In the past Microsoft was in some circumstances quite good at frustrating those users who preferred to use other people's web browsers, but even though I dislike that, I can understand it, putting my developer's hat on. As a developer, it's awkward if people start phoning you up to complain about bugs in your product when they are actually bugs in components written by someone else. And so using alternate browser's engines to provide critical bits of Windows functionality isn't on.
An earlier poster mentioned windows update. A very good point, this is why Vista has made Windows update into more of a proper dedicated vista application rather than just a flaky badly lashed-together heap of junk trying to live inside a normal web browser. (I presume that Vista's win update UI is an XAML-powered app so uses that for a UI rendering engine rather than the rendering engine in any web browser.)
There has to be a limit to people's whinging.
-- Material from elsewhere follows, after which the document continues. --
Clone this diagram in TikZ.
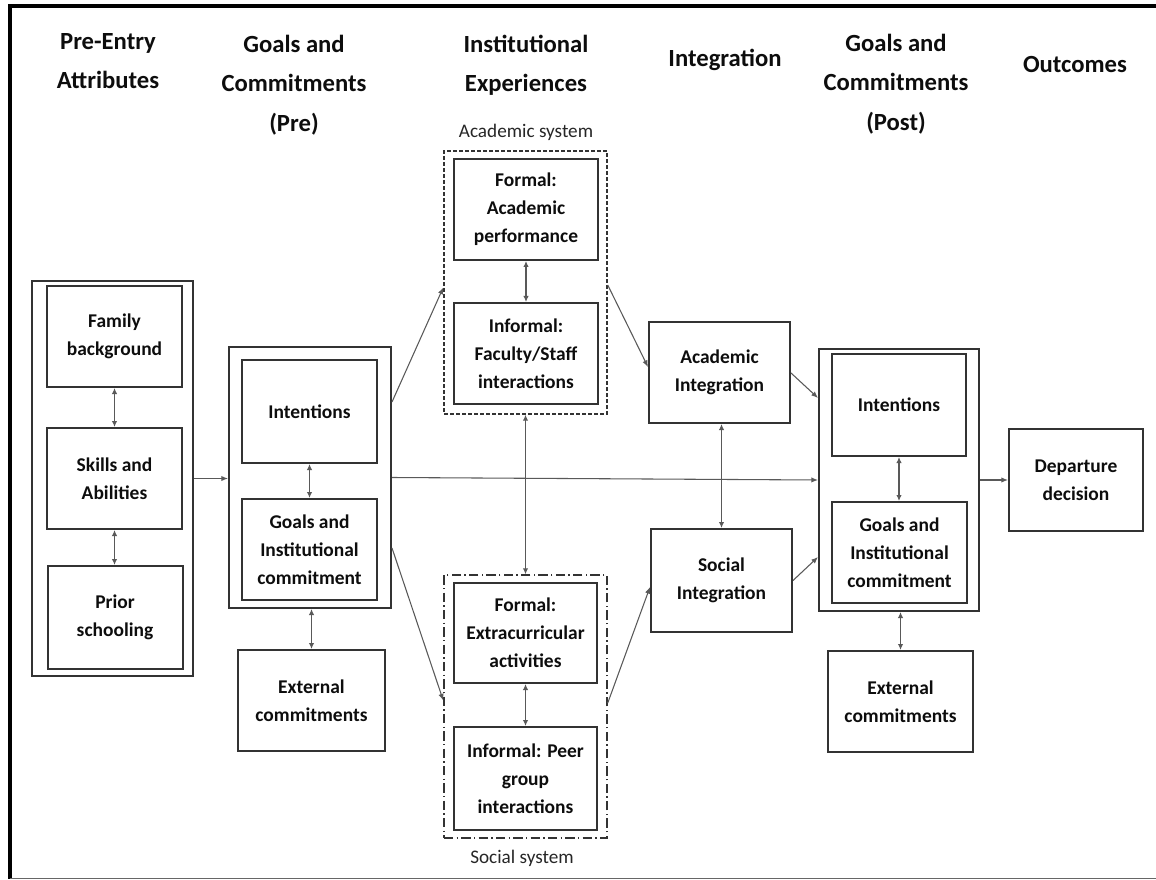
\documentclass[tikz,border=0pt]{standalone}
\usepackage{fontspec}
\setmainfont{Carlito}
\usetikzlibrary{arrows.meta,calc}
\tikzset{
  bx/.style={draw=black!80, line width=1.5pt, align=center, inner sep=0pt,
    font=\bfseries\fontsize{14.6}{21}\selectfont, text=black!95},
  sz/.style 2 args={minimum width=#1*0.75pt, minimum height=#2*0.75pt},
  acbox/.style={draw=black!80, line width=1.1pt, dash pattern=on 3pt off 1.5pt, inner sep=0pt},
  socbox/.style={draw=black!80, line width=1.1pt, dash pattern=on 7pt off 2.5pt on 1pt off 2.5pt, inner sep=0pt},
  hd/.style={align=center, inner sep=0pt, font=\bfseries\fontsize{18.5}{29.5}\selectfont, text=black!95},
  lbl/.style={inner sep=0pt, font=\fontsize{14.4}{18}\selectfont, text=black!85},
  cn/.style={draw=black!65, line width=0.8pt, -{Latex[length=5pt,width=4pt]}},
  dcn/.style={draw=black!65, line width=0.8pt, {Latex[length=4.5pt,width=4pt]}-{Latex[length=4.5pt,width=4pt]}},
}
\begin{document}
\begin{tikzpicture}[x=0.75pt,y=-0.75pt]
\useasboundingbox (0,0) rectangle (1156,880);
% frame
\draw[line width=3pt, black] (8,6.5) -- (1156,6.5);
\draw[line width=3pt, black] (9.5,4.5) -- (9.5,879);
\draw[line width=1.2pt, black!60] (9.5,878.3) -- (1156,878.3);

% headers
\node[hd] (h1) at (108,61) {Pre-Entry\\Attributes};
\node[hd] (h2) at (294,85) {Goals and\\Commitments\\(Pre)};
\node[hd] (h3) at (526,65) {Institutional\\Experiences};
\node[hd] (h4) at (725,60) {Integration};
\node[hd] (h5) at (896,84) {Goals and\\Commitments\\(Post)};
\node[hd] (h6) at (1075,65) {Outcomes};

% pre-entry
\node[bx, sz={161}{395}] (pre) at (112.5,478.5) {};
\node[bx, sz={135}{101}] (fam) at (114.5,336.5) {Family\\background};
\node[bx, sz={135}{101}] (skl) at (114.5,478.5) {Skills and\\Abilities};
\node[bx, sz={135}{103}] (pri) at (115,617.5) {Prior\\schooling};

% goals pre
\node[bx, sz={162}{261}] (gpre) at (310,477.5) {};
\node[bx, sz={135}{103}] (int1) at (309.5,411.5) {Intentions};
\node[bx, sz={135}{101}] (gic1) at (309.5,549.5) {Goals and\\Institutional\\commitment};
\node[bx, sz={147}{101}] (ext1) at (311.5,700.5) {External\\commitments};

% institutional experiences
\node[acbox, sz={163}{263}] (asys) at (525.5,282.5) {};
\node[lbl] (acl) at (526,132) {Academic system};
\node[bx, sz={144}{101}] (fap) at (526,209.5) {Formal:\\Academic\\performance};
\node[bx, sz={144}{101}] (ifs) at (526,353.5) {Informal:\\Faculty/Staff\\interactions};
\node[socbox, sz={163}{263}] (ssys) at (525.5,706.5) {};
\node[lbl] (scl) at (522,858) {Social system};
\node[bx, sz={143}{100}] (fea) at (525.5,633) {Formal:\\Extracurricular\\activities};
\node[bx, sz={143}{103}] (ipg) at (525.5,778.5) {Informal: Peer\\group\\interactions};

% integration
\node[bx, sz={141}{101}] (ai) at (719.5,372.5) {Academic\\Integration};
\node[bx, sz={141}{103}] (si) at (721.5,580.5) {Social\\Integration};

% goals post
\node[bx, sz={160}{262}] (gpost) at (899,480) {};
\node[bx, sz={134}{102}] (int2) at (899,405) {Intentions};
\node[bx, sz={135}{101}] (gic2) at (899.5,552.5) {Goals and\\Institutional\\commitment};
\node[bx, sz={145}{101}] (ext2) at (900.5,701.5) {External\\commitments};

% outcomes
\node[bx, sz={134}{102}] (dep) at (1076,480) {Departure\\decision};

% connectors
\draw[dcn] (fam.south) -- (skl.north);
\draw[dcn] (skl.south) -- (skl.south |- pri.north);
\draw[cn] (pre.east) -- (pre.east -| gpre.west);
\draw[dcn] (int1.south) -- (gic1.north);
\draw[dcn] (ext1.north |- gpre.south) -- (ext1.north);
\draw[cn] ($(gpre.east)+(0,-75.5)$) -- ($(asys.west)+(0,5)$);
\draw[cn] ($(gpre.east)+(0,70.5)$) -- ($(ssys.west)+(0,-6)$);
\draw[dcn] (fap.south) -- (ifs.north);
\draw[dcn] (fea.south) -- (ipg.north);
\draw[dcn] (asys.south) -- (ssys.north);
\draw[cn] ($(asys.east)+(0,2.5)$) -- ($(ai.west)+(0,-5.5)$);
\draw[cn] ($(ssys.east)+(0,-3.5)$) -- ($(si.west)+(0,6.5)$);
\draw[dcn] (si.north |- ai.south) -- (si.north);
\draw[cn] (gpre.east) -- (gpost.west);
\draw[cn] ($(ai.east)+(0,0.5)$) -- ($(gpost.west)+(0,-82)$);
\draw[cn] (si.east) -- ($(gpost.west)+(0,77)$);
\draw[dcn] (int2.south) -- (int2.south |- gic2.north);
\draw[dcn] (ext2.north |- gpost.south) -- (ext2.north);
\draw[cn] (gpost.east) -- (dep.west);
\end{tikzpicture}
\end{document}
People really who don't like IE that much perhaps should buy another o/s, as there are a couple of others out there that some people seem to like. If someone doesn't like IE because they don't trust it, then it's odd that they are willing to trust other microsoft software so much that they would be willing to buy an o/s from the same company.
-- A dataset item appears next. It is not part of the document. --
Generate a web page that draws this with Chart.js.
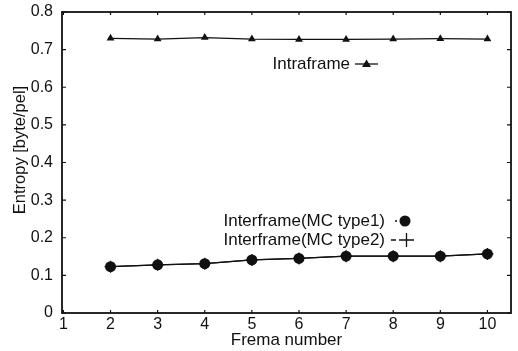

Microsoft have behaved very badly in the past, and I would be count myself as both a fan and vehement critic. But it's ludicrous that the legislators have nothing better to do than make end users' lives more complicated in gesture politics which make no practical difference. And they are doing this when MS has finally been persuaded by pressure groups (of which there have been many, WASP is one that comes to mind) and do something about sorting out the issues of user choice surrounding the web browsing experience, has come up with a new product that heads some way towards the state of the art in some areas of web standards compliance, and after being dismally bad in terms of security has already some while back advanced to be undeniably light years ahead of all the browser competitors on the Windows Vista platform in terms of security with the exploitation of low-rights/"protected mode".
No seriously, I have never been a Microsoft employee. Rather the opposite in fact.